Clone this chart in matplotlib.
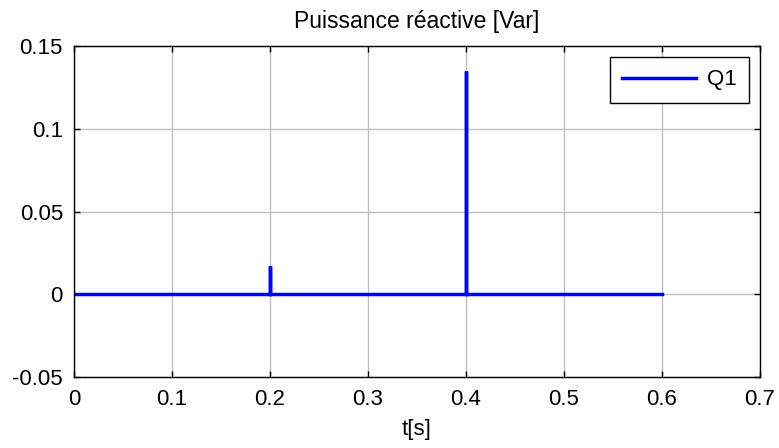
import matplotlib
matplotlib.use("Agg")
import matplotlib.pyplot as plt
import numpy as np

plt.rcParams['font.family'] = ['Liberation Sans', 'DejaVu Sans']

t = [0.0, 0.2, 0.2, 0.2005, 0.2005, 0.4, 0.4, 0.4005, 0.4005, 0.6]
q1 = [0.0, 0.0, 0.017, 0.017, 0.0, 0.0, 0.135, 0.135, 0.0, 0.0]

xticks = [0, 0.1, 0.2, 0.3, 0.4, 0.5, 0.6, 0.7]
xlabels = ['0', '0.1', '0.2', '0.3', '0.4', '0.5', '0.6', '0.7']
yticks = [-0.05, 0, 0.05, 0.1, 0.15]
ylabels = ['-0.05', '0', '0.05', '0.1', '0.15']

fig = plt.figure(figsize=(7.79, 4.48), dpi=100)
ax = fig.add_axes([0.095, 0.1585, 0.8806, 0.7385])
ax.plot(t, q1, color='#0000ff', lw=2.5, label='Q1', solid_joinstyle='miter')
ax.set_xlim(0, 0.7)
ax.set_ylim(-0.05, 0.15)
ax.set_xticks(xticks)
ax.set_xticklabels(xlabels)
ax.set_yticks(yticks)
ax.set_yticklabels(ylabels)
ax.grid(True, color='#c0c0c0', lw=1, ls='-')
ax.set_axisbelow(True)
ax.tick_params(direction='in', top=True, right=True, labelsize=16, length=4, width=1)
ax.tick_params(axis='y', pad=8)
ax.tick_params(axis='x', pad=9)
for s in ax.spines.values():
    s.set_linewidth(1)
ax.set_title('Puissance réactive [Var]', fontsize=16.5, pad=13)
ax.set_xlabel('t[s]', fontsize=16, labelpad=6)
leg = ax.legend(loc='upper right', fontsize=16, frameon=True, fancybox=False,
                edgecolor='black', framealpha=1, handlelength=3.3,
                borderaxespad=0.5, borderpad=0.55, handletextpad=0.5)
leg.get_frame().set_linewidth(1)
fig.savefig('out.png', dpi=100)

EXERCISE REQUIREMENTS – Copy the data word for word. Pictures do not go in the copy.

RESULT OF THE EXERCISE –
Clone this chart in matplotlib.
import matplotlib
matplotlib.use("Agg")
import matplotlib.pyplot as plt
import numpy as np

plt.rcParams['font.family'] = ['Liberation Sans', 'DejaVu Sans']

t = [0.0, 0.2, 0.2, 0.2005, 0.2005, 0.4, 0.4, 0.4005, 0.4005, 0.6]
q1 = [0.0, 0.0, 0.017, 0.017, 0.0, 0.0, 0.135, 0.135, 0.0, 0.0]

xticks = [0, 0.1, 0.2, 0.3, 0.4, 0.5, 0.6, 0.7]
xlabels = ['0', '0.1', '0.2', '0.3', '0.4', '0.5', '0.6', '0.7']
yticks = [-0.05, 0, 0.05, 0.1, 0.15]
ylabels = ['-0.05', '0', '0.05', '0.1', '0.15']

fig = plt.figure(figsize=(7.79, 4.48), dpi=100)
ax = fig.add_axes([0.095, 0.1585, 0.8806, 0.7385])
ax.plot(t, q1, color='#0000ff', lw=2.5, label='Q1', solid_joinstyle='miter')
ax.set_xlim(0, 0.7)
ax.set_ylim(-0.05, 0.15)
ax.set_xticks(xticks)
ax.set_xticklabels(xlabels)
ax.set_yticks(yticks)
ax.set_yticklabels(ylabels)
ax.grid(True, color='#c0c0c0', lw=1, ls='-')
ax.set_axisbelow(True)
ax.tick_params(direction='in', top=True, right=True, labelsize=16, length=4, width=1)
ax.tick_params(axis='y', pad=8)
ax.tick_params(axis='x', pad=9)
for s in ax.spines.values():
    s.set_linewidth(1)
ax.set_title('Puissance réactive [Var]', fontsize=16.5, pad=13)
ax.set_xlabel('t[s]', fontsize=16, labelpad=6)
leg = ax.legend(loc='upper right', fontsize=16, frameon=True, fancybox=False,
                edgecolor='black', framealpha=1, handlelength=3.3,
                borderaxespad=0.5, borderpad=0.55, handletextpad=0.5)
leg.get_frame().set_linewidth(1)
fig.savefig('out.png', dpi=100)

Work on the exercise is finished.